* [WRITTEN PROBLEM] Leave out the pictures and repeat everything else in the records exactly.

* [EXTRACTED INFORMATION]
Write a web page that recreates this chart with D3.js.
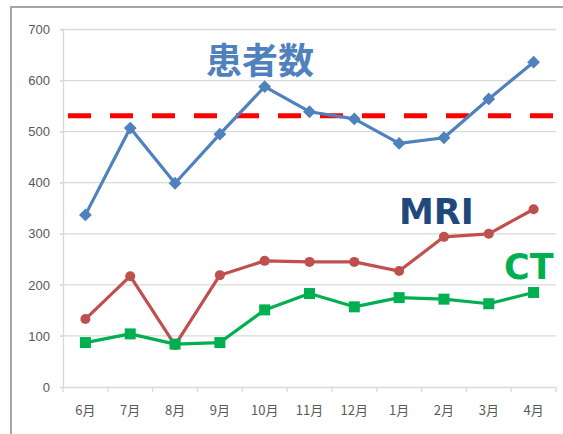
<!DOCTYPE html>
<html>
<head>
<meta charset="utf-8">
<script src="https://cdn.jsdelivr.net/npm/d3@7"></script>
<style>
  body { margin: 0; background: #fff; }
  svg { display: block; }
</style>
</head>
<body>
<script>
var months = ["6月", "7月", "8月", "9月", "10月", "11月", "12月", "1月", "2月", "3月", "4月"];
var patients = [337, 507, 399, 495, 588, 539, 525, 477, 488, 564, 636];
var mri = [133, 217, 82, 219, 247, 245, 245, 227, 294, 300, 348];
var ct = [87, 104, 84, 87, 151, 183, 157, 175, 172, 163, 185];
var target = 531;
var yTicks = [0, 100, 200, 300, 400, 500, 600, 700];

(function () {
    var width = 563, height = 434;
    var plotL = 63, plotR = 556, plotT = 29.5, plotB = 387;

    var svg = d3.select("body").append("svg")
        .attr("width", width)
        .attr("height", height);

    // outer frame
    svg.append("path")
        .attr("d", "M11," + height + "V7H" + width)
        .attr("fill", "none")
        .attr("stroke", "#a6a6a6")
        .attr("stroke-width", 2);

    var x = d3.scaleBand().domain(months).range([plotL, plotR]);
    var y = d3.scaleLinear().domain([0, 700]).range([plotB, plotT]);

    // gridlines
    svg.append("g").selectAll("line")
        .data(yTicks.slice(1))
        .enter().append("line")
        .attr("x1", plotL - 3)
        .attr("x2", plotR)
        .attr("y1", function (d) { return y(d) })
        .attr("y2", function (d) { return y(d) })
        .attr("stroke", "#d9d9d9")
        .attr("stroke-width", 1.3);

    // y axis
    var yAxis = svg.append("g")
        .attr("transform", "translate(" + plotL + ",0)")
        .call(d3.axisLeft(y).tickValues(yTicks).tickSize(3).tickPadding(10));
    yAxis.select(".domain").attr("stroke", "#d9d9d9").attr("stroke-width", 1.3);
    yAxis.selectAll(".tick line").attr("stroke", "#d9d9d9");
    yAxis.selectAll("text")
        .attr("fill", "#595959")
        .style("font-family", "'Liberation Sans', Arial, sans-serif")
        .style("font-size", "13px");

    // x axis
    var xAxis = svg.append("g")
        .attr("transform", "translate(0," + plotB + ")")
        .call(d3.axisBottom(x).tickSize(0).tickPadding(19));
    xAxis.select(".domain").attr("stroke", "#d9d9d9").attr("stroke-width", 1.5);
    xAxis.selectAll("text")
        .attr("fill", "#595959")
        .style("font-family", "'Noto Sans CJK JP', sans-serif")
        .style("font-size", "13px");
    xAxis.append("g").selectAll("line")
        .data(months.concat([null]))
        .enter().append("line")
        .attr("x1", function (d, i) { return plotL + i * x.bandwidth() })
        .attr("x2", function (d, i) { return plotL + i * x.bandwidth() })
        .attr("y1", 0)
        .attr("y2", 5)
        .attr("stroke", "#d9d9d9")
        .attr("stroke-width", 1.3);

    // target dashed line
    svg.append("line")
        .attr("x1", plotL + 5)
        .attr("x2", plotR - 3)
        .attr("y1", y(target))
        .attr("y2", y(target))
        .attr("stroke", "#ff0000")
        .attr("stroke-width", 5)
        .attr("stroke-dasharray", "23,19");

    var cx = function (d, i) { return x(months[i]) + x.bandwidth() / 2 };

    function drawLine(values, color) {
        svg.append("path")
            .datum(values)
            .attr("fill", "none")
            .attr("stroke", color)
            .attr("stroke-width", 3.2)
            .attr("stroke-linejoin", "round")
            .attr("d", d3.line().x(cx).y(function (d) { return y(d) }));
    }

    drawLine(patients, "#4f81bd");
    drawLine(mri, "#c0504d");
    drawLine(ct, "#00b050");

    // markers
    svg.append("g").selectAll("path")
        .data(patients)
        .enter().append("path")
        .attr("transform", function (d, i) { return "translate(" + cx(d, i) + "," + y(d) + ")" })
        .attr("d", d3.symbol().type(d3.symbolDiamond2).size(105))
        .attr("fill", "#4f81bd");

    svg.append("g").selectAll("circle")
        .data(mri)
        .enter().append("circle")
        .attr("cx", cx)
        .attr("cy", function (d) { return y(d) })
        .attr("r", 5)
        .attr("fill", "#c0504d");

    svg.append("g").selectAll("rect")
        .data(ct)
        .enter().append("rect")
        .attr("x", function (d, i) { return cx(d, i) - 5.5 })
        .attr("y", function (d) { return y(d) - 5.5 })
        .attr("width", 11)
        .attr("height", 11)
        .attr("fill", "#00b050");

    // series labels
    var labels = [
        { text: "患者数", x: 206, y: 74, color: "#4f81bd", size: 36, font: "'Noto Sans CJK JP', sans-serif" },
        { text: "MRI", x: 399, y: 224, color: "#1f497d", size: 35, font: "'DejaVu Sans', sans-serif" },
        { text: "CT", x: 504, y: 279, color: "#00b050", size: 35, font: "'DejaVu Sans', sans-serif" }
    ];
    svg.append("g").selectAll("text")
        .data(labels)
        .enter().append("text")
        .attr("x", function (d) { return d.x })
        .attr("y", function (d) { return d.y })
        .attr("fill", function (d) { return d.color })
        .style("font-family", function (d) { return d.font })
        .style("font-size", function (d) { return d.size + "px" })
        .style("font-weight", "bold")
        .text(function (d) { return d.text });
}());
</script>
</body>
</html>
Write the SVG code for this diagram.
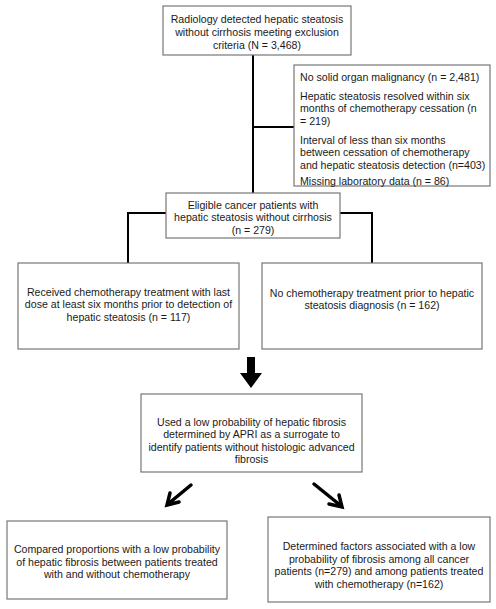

* [EXERCISE SOLUTION]
Write a web page that recreates this chart with D3.js.
<!DOCTYPE html>
<html>
<head>
<meta charset="utf-8">
<script src="https://cdn.jsdelivr.net/npm/d3@7"></script>
<style>
  body { margin: 0; background: #fff; }
  svg { display: block; }
</style>
</head>
<body>
<script>
var months = ["6月", "7月", "8月", "9月", "10月", "11月", "12月", "1月", "2月", "3月", "4月"];
var patients = [337, 507, 399, 495, 588, 539, 525, 477, 488, 564, 636];
var mri = [133, 217, 82, 219, 247, 245, 245, 227, 294, 300, 348];
var ct = [87, 104, 84, 87, 151, 183, 157, 175, 172, 163, 185];
var target = 531;
var yTicks = [0, 100, 200, 300, 400, 500, 600, 700];

(function () {
    var width = 563, height = 434;
    var plotL = 63, plotR = 556, plotT = 29.5, plotB = 387;

    var svg = d3.select("body").append("svg")
        .attr("width", width)
        .attr("height", height);

    // outer frame
    svg.append("path")
        .attr("d", "M11," + height + "V7H" + width)
        .attr("fill", "none")
        .attr("stroke", "#a6a6a6")
        .attr("stroke-width", 2);

    var x = d3.scaleBand().domain(months).range([plotL, plotR]);
    var y = d3.scaleLinear().domain([0, 700]).range([plotB, plotT]);

    // gridlines
    svg.append("g").selectAll("line")
        .data(yTicks.slice(1))
        .enter().append("line")
        .attr("x1", plotL - 3)
        .attr("x2", plotR)
        .attr("y1", function (d) { return y(d) })
        .attr("y2", function (d) { return y(d) })
        .attr("stroke", "#d9d9d9")
        .attr("stroke-width", 1.3);

    // y axis
    var yAxis = svg.append("g")
        .attr("transform", "translate(" + plotL + ",0)")
        .call(d3.axisLeft(y).tickValues(yTicks).tickSize(3).tickPadding(10));
    yAxis.select(".domain").attr("stroke", "#d9d9d9").attr("stroke-width", 1.3);
    yAxis.selectAll(".tick line").attr("stroke", "#d9d9d9");
    yAxis.selectAll("text")
        .attr("fill", "#595959")
        .style("font-family", "'Liberation Sans', Arial, sans-serif")
        .style("font-size", "13px");

    // x axis
    var xAxis = svg.append("g")
        .attr("transform", "translate(0," + plotB + ")")
        .call(d3.axisBottom(x).tickSize(0).tickPadding(19));
    xAxis.select(".domain").attr("stroke", "#d9d9d9").attr("stroke-width", 1.5);
    xAxis.selectAll("text")
        .attr("fill", "#595959")
        .style("font-family", "'Noto Sans CJK JP', sans-serif")
        .style("font-size", "13px");
    xAxis.append("g").selectAll("line")
        .data(months.concat([null]))
        .enter().append("line")
        .attr("x1", function (d, i) { return plotL + i * x.bandwidth() })
        .attr("x2", function (d, i) { return plotL + i * x.bandwidth() })
        .attr("y1", 0)
        .attr("y2", 5)
        .attr("stroke", "#d9d9d9")
        .attr("stroke-width", 1.3);

    // target dashed line
    svg.append("line")
        .attr("x1", plotL + 5)
        .attr("x2", plotR - 3)
        .attr("y1", y(target))
        .attr("y2", y(target))
        .attr("stroke", "#ff0000")
        .attr("stroke-width", 5)
        .attr("stroke-dasharray", "23,19");

    var cx = function (d, i) { return x(months[i]) + x.bandwidth() / 2 };

    function drawLine(values, color) {
        svg.append("path")
            .datum(values)
            .attr("fill", "none")
            .attr("stroke", color)
            .attr("stroke-width", 3.2)
            .attr("stroke-linejoin", "round")
            .attr("d", d3.line().x(cx).y(function (d) { return y(d) }));
    }

    drawLine(patients, "#4f81bd");
    drawLine(mri, "#c0504d");
    drawLine(ct, "#00b050");

    // markers
    svg.append("g").selectAll("path")
        .data(patients)
        .enter().append("path")
        .attr("transform", function (d, i) { return "translate(" + cx(d, i) + "," + y(d) + ")" })
        .attr("d", d3.symbol().type(d3.symbolDiamond2).size(105))
        .attr("fill", "#4f81bd");

    svg.append("g").selectAll("circle")
        .data(mri)
        .enter().append("circle")
        .attr("cx", cx)
        .attr("cy", function (d) { return y(d) })
        .attr("r", 5)
        .attr("fill", "#c0504d");

    svg.append("g").selectAll("rect")
        .data(ct)
        .enter().append("rect")
        .attr("x", function (d, i) { return cx(d, i) - 5.5 })
        .attr("y", function (d) { return y(d) - 5.5 })
        .attr("width", 11)
        .attr("height", 11)
        .attr("fill", "#00b050");

    // series labels
    var labels = [
        { text: "患者数", x: 206, y: 74, color: "#4f81bd", size: 36, font: "'Noto Sans CJK JP', sans-serif" },
        { text: "MRI", x: 399, y: 224, color: "#1f497d", size: 35, font: "'DejaVu Sans', sans-serif" },
        { text: "CT", x: 504, y: 279, color: "#00b050", size: 35, font: "'DejaVu Sans', sans-serif" }
    ];
    svg.append("g").selectAll("text")
        .data(labels)
        .enter().append("text")
        .attr("x", function (d) { return d.x })
        .attr("y", function (d) { return d.y })
        .attr("fill", function (d) { return d.color })
        .style("font-family", function (d) { return d.font })
        .style("font-size", function (d) { return d.size + "px" })
        .style("font-weight", "bold")
        .text(function (d) { return d.text });
}());
</script>
</body>
</html>
Write the SVG code for this diagram.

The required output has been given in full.